Print the listing as it stands, omitting all images.

***** Information provided *****

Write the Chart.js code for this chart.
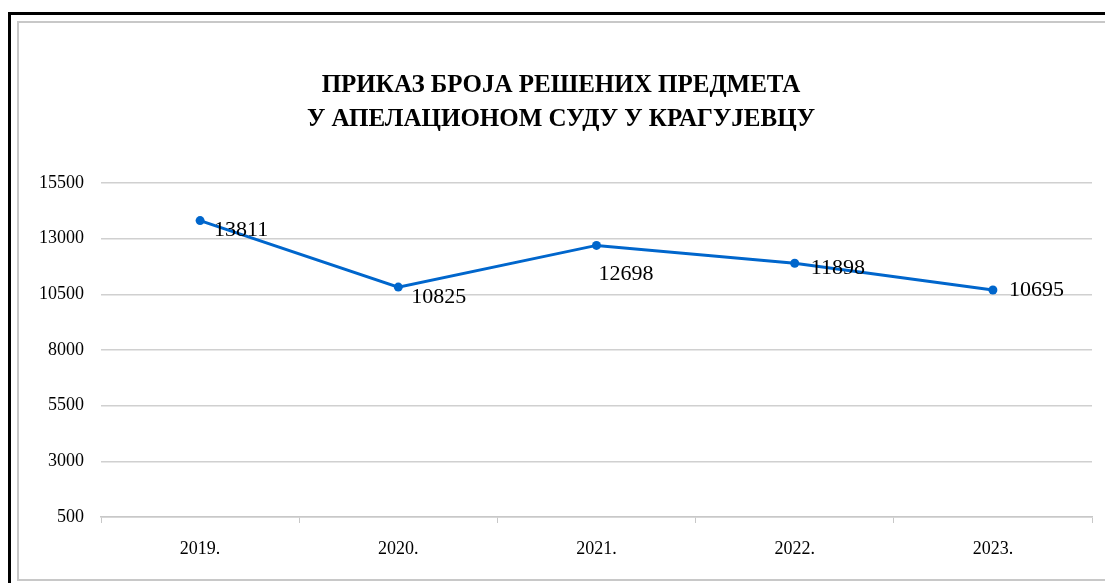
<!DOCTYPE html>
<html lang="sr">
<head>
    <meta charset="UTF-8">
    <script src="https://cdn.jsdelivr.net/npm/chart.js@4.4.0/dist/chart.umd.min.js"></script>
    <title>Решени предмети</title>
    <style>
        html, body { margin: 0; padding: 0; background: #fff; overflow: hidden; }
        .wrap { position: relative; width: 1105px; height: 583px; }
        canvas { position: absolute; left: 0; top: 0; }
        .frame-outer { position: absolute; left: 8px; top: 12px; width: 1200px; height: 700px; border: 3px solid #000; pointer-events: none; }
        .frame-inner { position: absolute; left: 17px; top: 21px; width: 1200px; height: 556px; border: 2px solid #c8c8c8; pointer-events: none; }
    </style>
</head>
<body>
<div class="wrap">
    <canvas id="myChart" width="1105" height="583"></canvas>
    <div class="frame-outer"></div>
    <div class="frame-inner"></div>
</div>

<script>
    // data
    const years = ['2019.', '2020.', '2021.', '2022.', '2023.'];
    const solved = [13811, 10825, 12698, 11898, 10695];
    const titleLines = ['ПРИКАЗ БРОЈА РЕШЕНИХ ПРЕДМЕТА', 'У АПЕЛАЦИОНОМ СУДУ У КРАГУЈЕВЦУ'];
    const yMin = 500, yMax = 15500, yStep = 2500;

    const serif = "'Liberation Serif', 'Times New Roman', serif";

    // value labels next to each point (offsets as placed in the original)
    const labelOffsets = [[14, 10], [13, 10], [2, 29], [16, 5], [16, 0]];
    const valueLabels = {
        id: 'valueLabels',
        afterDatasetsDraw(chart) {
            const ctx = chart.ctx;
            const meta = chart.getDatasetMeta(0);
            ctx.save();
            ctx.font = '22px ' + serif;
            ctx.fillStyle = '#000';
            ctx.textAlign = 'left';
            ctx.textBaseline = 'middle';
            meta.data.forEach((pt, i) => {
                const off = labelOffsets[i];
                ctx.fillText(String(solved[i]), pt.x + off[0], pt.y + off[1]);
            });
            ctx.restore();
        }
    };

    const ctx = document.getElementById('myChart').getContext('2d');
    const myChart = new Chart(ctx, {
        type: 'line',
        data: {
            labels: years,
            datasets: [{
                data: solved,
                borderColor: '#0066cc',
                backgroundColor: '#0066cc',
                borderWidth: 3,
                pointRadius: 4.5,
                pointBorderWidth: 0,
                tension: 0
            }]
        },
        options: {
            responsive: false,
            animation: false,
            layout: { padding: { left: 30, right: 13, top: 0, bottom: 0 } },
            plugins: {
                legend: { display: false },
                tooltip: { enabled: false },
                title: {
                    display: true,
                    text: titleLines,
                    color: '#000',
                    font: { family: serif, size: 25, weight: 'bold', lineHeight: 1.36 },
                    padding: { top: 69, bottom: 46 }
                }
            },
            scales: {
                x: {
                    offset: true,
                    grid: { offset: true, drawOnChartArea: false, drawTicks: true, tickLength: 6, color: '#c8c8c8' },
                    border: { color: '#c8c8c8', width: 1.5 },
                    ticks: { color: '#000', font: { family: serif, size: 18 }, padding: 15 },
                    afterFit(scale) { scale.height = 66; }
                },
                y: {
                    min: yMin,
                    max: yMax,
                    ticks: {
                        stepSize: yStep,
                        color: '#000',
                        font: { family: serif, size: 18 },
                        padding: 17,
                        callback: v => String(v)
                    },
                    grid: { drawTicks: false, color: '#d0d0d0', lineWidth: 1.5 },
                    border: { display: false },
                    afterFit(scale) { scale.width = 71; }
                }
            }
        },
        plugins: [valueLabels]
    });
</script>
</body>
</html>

*****

• Reply to the task:
Write the Chart.js code for this chart.
<!DOCTYPE html>
<html lang="sr">
<head>
    <meta charset="UTF-8">
    <script src="https://cdn.jsdelivr.net/npm/chart.js@4.4.0/dist/chart.umd.min.js"></script>
    <title>Решени предмети</title>
    <style>
        html, body { margin: 0; padding: 0; background: #fff; overflow: hidden; }
        .wrap { position: relative; width: 1105px; height: 583px; }
        canvas { position: absolute; left: 0; top: 0; }
        .frame-outer { position: absolute; left: 8px; top: 12px; width: 1200px; height: 700px; border: 3px solid #000; pointer-events: none; }
        .frame-inner { position: absolute; left: 17px; top: 21px; width: 1200px; height: 556px; border: 2px solid #c8c8c8; pointer-events: none; }
    </style>
</head>
<body>
<div class="wrap">
    <canvas id="myChart" width="1105" height="583"></canvas>
    <div class="frame-outer"></div>
    <div class="frame-inner"></div>
</div>

<script>
    // data
    const years = ['2019.', '2020.', '2021.', '2022.', '2023.'];
    const solved = [13811, 10825, 12698, 11898, 10695];
    const titleLines = ['ПРИКАЗ БРОЈА РЕШЕНИХ ПРЕДМЕТА', 'У АПЕЛАЦИОНОМ СУДУ У КРАГУЈЕВЦУ'];
    const yMin = 500, yMax = 15500, yStep = 2500;

    const serif = "'Liberation Serif', 'Times New Roman', serif";

    // value labels next to each point (offsets as placed in the original)
    const labelOffsets = [[14, 10], [13, 10], [2, 29], [16, 5], [16, 0]];
    const valueLabels = {
        id: 'valueLabels',
        afterDatasetsDraw(chart) {
            const ctx = chart.ctx;
            const meta = chart.getDatasetMeta(0);
            ctx.save();
            ctx.font = '22px ' + serif;
            ctx.fillStyle = '#000';
            ctx.textAlign = 'left';
            ctx.textBaseline = 'middle';
            meta.data.forEach((pt, i) => {
                const off = labelOffsets[i];
                ctx.fillText(String(solved[i]), pt.x + off[0], pt.y + off[1]);
            });
            ctx.restore();
        }
    };

    const ctx = document.getElementById('myChart').getContext('2d');
    const myChart = new Chart(ctx, {
        type: 'line',
        data: {
            labels: years,
            datasets: [{
                data: solved,
                borderColor: '#0066cc',
                backgroundColor: '#0066cc',
                borderWidth: 3,
                pointRadius: 4.5,
                pointBorderWidth: 0,
                tension: 0
            }]
        },
        options: {
            responsive: false,
            animation: false,
            layout: { padding: { left: 30, right: 13, top: 0, bottom: 0 } },
            plugins: {
                legend: { display: false },
                tooltip: { enabled: false },
                title: {
                    display: true,
                    text: titleLines,
                    color: '#000',
                    font: { family: serif, size: 25, weight: 'bold', lineHeight: 1.36 },
                    padding: { top: 69, bottom: 46 }
                }
            },
            scales: {
                x: {
                    offset: true,
                    grid: { offset: true, drawOnChartArea: false, drawTicks: true, tickLength: 6, color: '#c8c8c8' },
                    border: { color: '#c8c8c8', width: 1.5 },
                    ticks: { color: '#000', font: { family: serif, size: 18 }, padding: 15 },
                    afterFit(scale) { scale.height = 66; }
                },
                y: {
                    min: yMin,
                    max: yMax,
                    ticks: {
                        stepSize: yStep,
                        color: '#000',
                        font: { family: serif, size: 18 },
                        padding: 17,
                        callback: v => String(v)
                    },
                    grid: { drawTicks: false, color: '#d0d0d0', lineWidth: 1.5 },
                    border: { display: false },
                    afterFit(scale) { scale.width = 71; }
                }
            }
        },
        plugins: [valueLabels]
    });
</script>
</body>
</html>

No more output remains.